Tuesday, April 16, 2013

FDA Official Asks for More Muscle To Regulate Compounding by Ted Agres

FDA Commissioner Margaret A. Hamburg, MD, today told a congressional panel investigating the deadly fungal meningitis outbreak tied to the New England Compounding Center (NECC), in Framingham, Mass., that current law “is not well suited” to regulate large compounding pharmacies.

“Sterile products produced in advance of or without a prescription and shipped interstate should be subject to the highest levels of controls, established by FDA and appropriate to the activity, similar to cGMP [current Good Manufacturing Practices] standards applicable to conventional drug manufacturing,” Dr. Hamburg told the House Energy and Commerce Subcommittee on Oversight and Investigations.

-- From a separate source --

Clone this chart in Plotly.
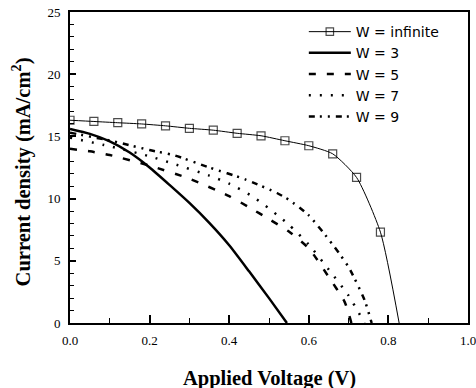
import plotly.graph_objects as go

# Data
x_inf = [0, 0.06, 0.12, 0.18, 0.24, 0.30, 0.36, 0.42, 0.48, 0.54, 0.60, 0.66, 0.72, 0.78, 0.827]
j_inf = [16.3, 16.2, 16.1, 16.0, 15.85, 15.65, 15.5, 15.25, 15.05, 14.65, 14.25, 13.6, 11.7, 7.3, 0]

x_w3 = [0, 0.05, 0.1, 0.15, 0.2, 0.25, 0.3, 0.35, 0.4, 0.45, 0.5, 0.545]
j_w3 = [15.6, 15.2, 14.6, 13.7, 12.5, 11.1, 9.65, 8.05, 6.25, 4.15, 2.0, 0]

x_w5 = [0, 0.05, 0.1, 0.2, 0.3, 0.4, 0.45, 0.5, 0.55, 0.6, 0.65, 0.69, 0.707]
j_w5 = [14.0, 13.8, 13.5, 12.65, 11.6, 10.2, 9.3, 8.35, 7.35, 6.0, 3.7, 1.7, 0]

x_w7 = [0, 0.1, 0.2, 0.26, 0.35, 0.4, 0.46, 0.52, 0.55, 0.6, 0.65, 0.7, 0.74]
j_w7 = [14.9, 14.2, 13.4, 12.8, 11.85, 11.2, 10.15, 8.7, 7.9, 6.3, 4.3, 2.2, 0]

x_w9 = [0, 0.11, 0.2, 0.26, 0.35, 0.44, 0.52, 0.55, 0.6, 0.66, 0.7, 0.74, 0.758]
j_w9 = [15.3, 14.6, 13.9, 13.5, 12.5, 11.55, 10.45, 9.9, 8.65, 6.3, 4.5, 1.85, 0]

labels = ["W = infinite", "W = 3", "W = 5", "W = 7", "W = 9"]
x_title = "<b>Applied Voltage (V)</b>"
y_title = "<b>Current density (mA/cm<sup>2</sup>)</b>"

fig = go.Figure()
msize = [8] * (len(x_inf) - 1) + [0]
fig.add_trace(go.Scatter(x=x_inf, y=j_inf, mode="lines+markers", name=labels[0],
                         line=dict(color="black", width=1, shape="spline", smoothing=0.6),
                         marker=dict(symbol="square-open", size=msize, color="black",
                                     line=dict(width=1.2, color="black"))))
fig.add_trace(go.Scatter(x=x_w3, y=j_w3, mode="lines", name=labels[1],
                         line=dict(color="black", width=2.5, shape="spline", smoothing=0.6)))
fig.add_trace(go.Scatter(x=x_w5, y=j_w5, mode="lines", name=labels[2],
                         line=dict(color="black", width=2.5, dash="7px,11px", shape="spline", smoothing=0.6)))
fig.add_trace(go.Scatter(x=x_w7, y=j_w7, mode="lines", name=labels[3],
                         line=dict(color="black", width=2.5, dash="2px,9px", shape="spline", smoothing=0.6)))
fig.add_trace(go.Scatter(x=x_w9, y=j_w9, mode="lines", name=labels[4],
                         line=dict(color="black", width=2.5, dash="6px,5px,2px,6px,2px,6px", shape="spline", smoothing=0.6)))

serif = "Liberation Serif"
fig.update_layout(
    width=476, height=388,
    margin=dict(l=70, r=8, t=12, b=65),
    paper_bgcolor="white", plot_bgcolor="white",
    showlegend=True,
    legend=dict(x=0.5875, y=0.987, xanchor="left", yanchor="top",
                bgcolor="rgba(0,0,0,0)", borderwidth=0,
                font=dict(family="DejaVu Sans", size=14, color="black"),
                tracegroupgap=0, itemwidth=42),
    xaxis=dict(range=[0, 1.0], dtick=0.2, tickformat=".1f", automargin=False,
               ticks="inside", ticklen=8, tickwidth=1.5, tickcolor="black",
               minor=dict(dtick=0.1, ticks="inside", ticklen=5, tickwidth=1.2, tickcolor="black"),
               showline=True, linecolor="black", linewidth=2, mirror=True,
               showgrid=False, zeroline=False,
               ticklabelstandoff=4, ticklabeloverflow="allow",
               tickfont=dict(family=serif, size=13, color="black")),
    yaxis=dict(range=[0, 25], dtick=5, automargin=False,
               ticks="inside", ticklen=6, tickwidth=1.5, tickcolor="black",
               minor=dict(dtick=1, ticks="inside", ticklen=4, tickwidth=1.2, tickcolor="black"),
               showline=True, linecolor="black", linewidth=2, mirror=True,
               showgrid=False, zeroline=False,
               ticklabelstandoff=5,
               tickfont=dict(family=serif, size=13, color="black")),
    annotations=[
        dict(text=x_title, xref="paper", yref="paper", x=0.5025, y=-0.177,
             xanchor="center", yanchor="middle", showarrow=False,
             font=dict(family=serif, size=20.5, color="black")),
        dict(text=y_title, xref="paper", yref="paper", x=-0.121, y=0.487,
             xanchor="center", yanchor="middle", showarrow=False, textangle=-90,
             font=dict(family=serif, size=20.5, color="black")),
    ],
)

fig.write_html("out.html", config={"displayModeBar": False},
               post_script="document.body.style.margin='0';")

“We have been hampered in our ability to protect the American people because of ambiguities regarding FDA’s enforcement authority, legal challenges and adverse court decisions” surrounding what she termed nontraditional compounders—companies that produce large quantities of sterile products “in advance of or without receiving a prescription, where the drug is distributed out of [the] state in which it was produced.”

The House hearing was the latest in a series of congressional inquiries following last year’s deadly outbreak of meningitis associated with contaminated compounded methylprednisolone acetate produced by NECC. To date, more than 50 people have died and about 730 have been stricken in 20 states.